Source excerpt:
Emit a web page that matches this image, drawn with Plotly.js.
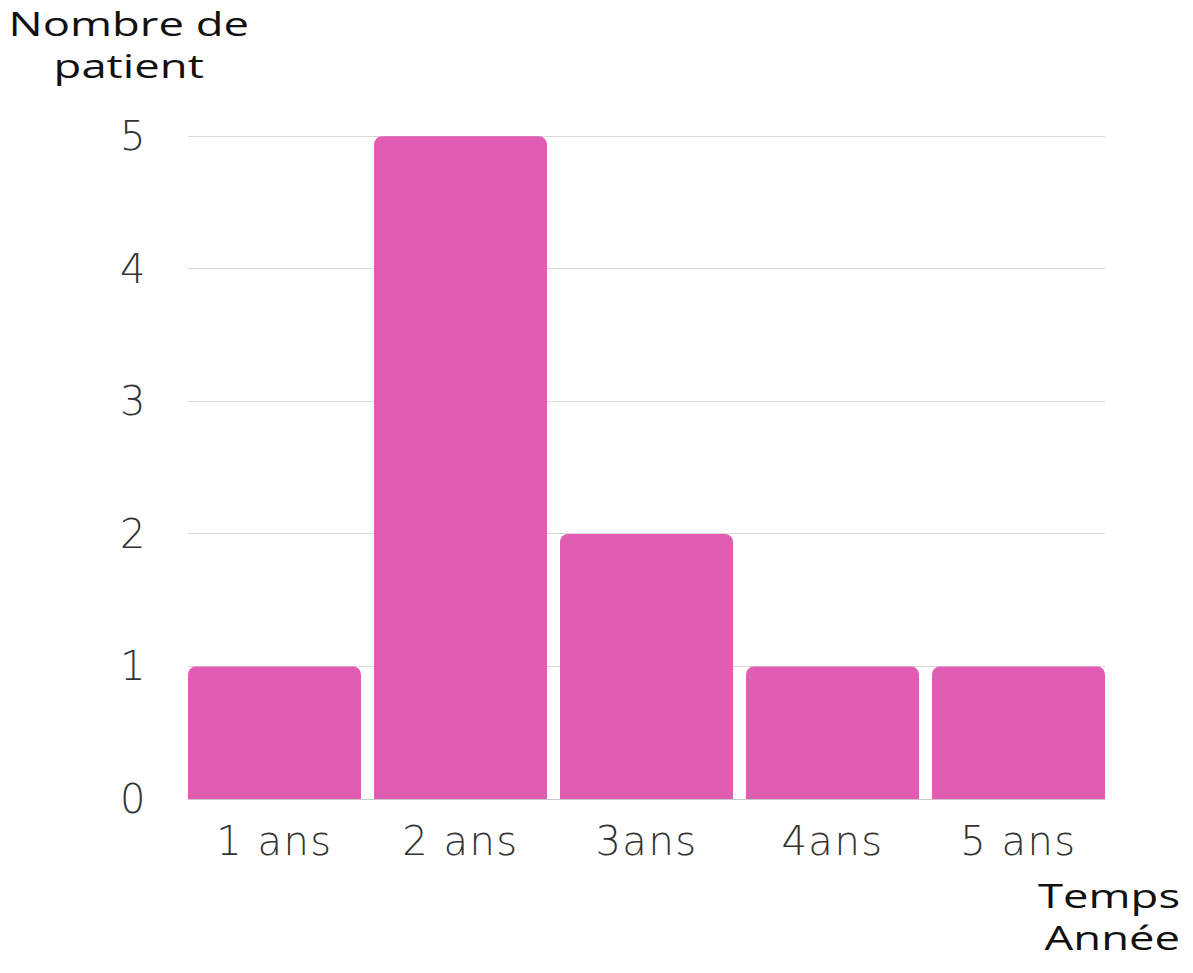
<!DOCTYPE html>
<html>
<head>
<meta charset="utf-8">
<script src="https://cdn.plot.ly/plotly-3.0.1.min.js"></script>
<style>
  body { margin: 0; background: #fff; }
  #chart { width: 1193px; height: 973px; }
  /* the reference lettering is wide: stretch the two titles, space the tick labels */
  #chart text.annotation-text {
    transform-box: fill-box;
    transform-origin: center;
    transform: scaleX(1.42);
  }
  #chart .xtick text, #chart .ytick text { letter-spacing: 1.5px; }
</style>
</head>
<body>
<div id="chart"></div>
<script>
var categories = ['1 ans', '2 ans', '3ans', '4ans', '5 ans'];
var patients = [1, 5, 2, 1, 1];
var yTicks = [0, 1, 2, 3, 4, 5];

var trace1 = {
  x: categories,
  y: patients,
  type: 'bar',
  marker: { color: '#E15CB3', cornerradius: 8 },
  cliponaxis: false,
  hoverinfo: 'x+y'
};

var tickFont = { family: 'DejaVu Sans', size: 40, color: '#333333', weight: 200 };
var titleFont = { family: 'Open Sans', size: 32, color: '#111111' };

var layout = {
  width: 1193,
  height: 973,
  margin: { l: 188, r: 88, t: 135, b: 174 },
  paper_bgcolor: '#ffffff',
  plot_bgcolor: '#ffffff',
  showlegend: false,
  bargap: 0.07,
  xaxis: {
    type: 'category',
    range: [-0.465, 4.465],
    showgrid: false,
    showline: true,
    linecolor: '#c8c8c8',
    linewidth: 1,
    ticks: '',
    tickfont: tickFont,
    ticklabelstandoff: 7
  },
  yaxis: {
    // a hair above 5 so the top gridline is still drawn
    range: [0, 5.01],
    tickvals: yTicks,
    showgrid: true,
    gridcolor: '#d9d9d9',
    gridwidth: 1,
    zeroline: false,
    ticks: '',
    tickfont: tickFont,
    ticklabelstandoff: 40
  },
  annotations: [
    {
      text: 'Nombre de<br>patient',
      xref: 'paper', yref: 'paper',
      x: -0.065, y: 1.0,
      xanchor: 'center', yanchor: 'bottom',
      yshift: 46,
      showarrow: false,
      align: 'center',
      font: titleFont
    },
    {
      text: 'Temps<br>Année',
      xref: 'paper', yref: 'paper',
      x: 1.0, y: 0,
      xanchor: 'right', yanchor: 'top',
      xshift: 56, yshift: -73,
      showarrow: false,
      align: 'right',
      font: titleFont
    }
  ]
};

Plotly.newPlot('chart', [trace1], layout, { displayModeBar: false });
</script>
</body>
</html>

What needs to be done:
Take the listing and print it again exactly, but without any pictures.

Response:
Emit a web page that matches this image, drawn with Plotly.js.
<!DOCTYPE html>
<html>
<head>
<meta charset="utf-8">
<script src="https://cdn.plot.ly/plotly-3.0.1.min.js"></script>
<style>
  body { margin: 0; background: #fff; }
  #chart { width: 1193px; height: 973px; }
  /* the reference lettering is wide: stretch the two titles, space the tick labels */
  #chart text.annotation-text {
    transform-box: fill-box;
    transform-origin: center;
    transform: scaleX(1.42);
  }
  #chart .xtick text, #chart .ytick text { letter-spacing: 1.5px; }
</style>
</head>
<body>
<div id="chart"></div>
<script>
var categories = ['1 ans', '2 ans', '3ans', '4ans', '5 ans'];
var patients = [1, 5, 2, 1, 1];
var yTicks = [0, 1, 2, 3, 4, 5];

var trace1 = {
  x: categories,
  y: patients,
  type: 'bar',
  marker: { color: '#E15CB3', cornerradius: 8 },
  cliponaxis: false,
  hoverinfo: 'x+y'
};

var tickFont = { family: 'DejaVu Sans', size: 40, color: '#333333', weight: 200 };
var titleFont = { family: 'Open Sans', size: 32, color: '#111111' };

var layout = {
  width: 1193,
  height: 973,
  margin: { l: 188, r: 88, t: 135, b: 174 },
  paper_bgcolor: '#ffffff',
  plot_bgcolor: '#ffffff',
  showlegend: false,
  bargap: 0.07,
  xaxis: {
    type: 'category',
    range: [-0.465, 4.465],
    showgrid: false,
    showline: true,
    linecolor: '#c8c8c8',
    linewidth: 1,
    ticks: '',
    tickfont: tickFont,
    ticklabelstandoff: 7
  },
  yaxis: {
    // a hair above 5 so the top gridline is still drawn
    range: [0, 5.01],
    tickvals: yTicks,
    showgrid: true,
    gridcolor: '#d9d9d9',
    gridwidth: 1,
    zeroline: false,
    ticks: '',
    tickfont: tickFont,
    ticklabelstandoff: 40
  },
  annotations: [
    {
      text: 'Nombre de<br>patient',
      xref: 'paper', yref: 'paper',
      x: -0.065, y: 1.0,
      xanchor: 'center', yanchor: 'bottom',
      yshift: 46,
      showarrow: false,
      align: 'center',
      font: titleFont
    },
    {
      text: 'Temps<br>Année',
      xref: 'paper', yref: 'paper',
      x: 1.0, y: 0,
      xanchor: 'right', yanchor: 'top',
      xshift: 56, yshift: -73,
      showarrow: false,
      align: 'right',
      font: titleFont
    }
  ]
};

Plotly.newPlot('chart', [trace1], layout, { displayModeBar: false });
</script>
</body>
</html>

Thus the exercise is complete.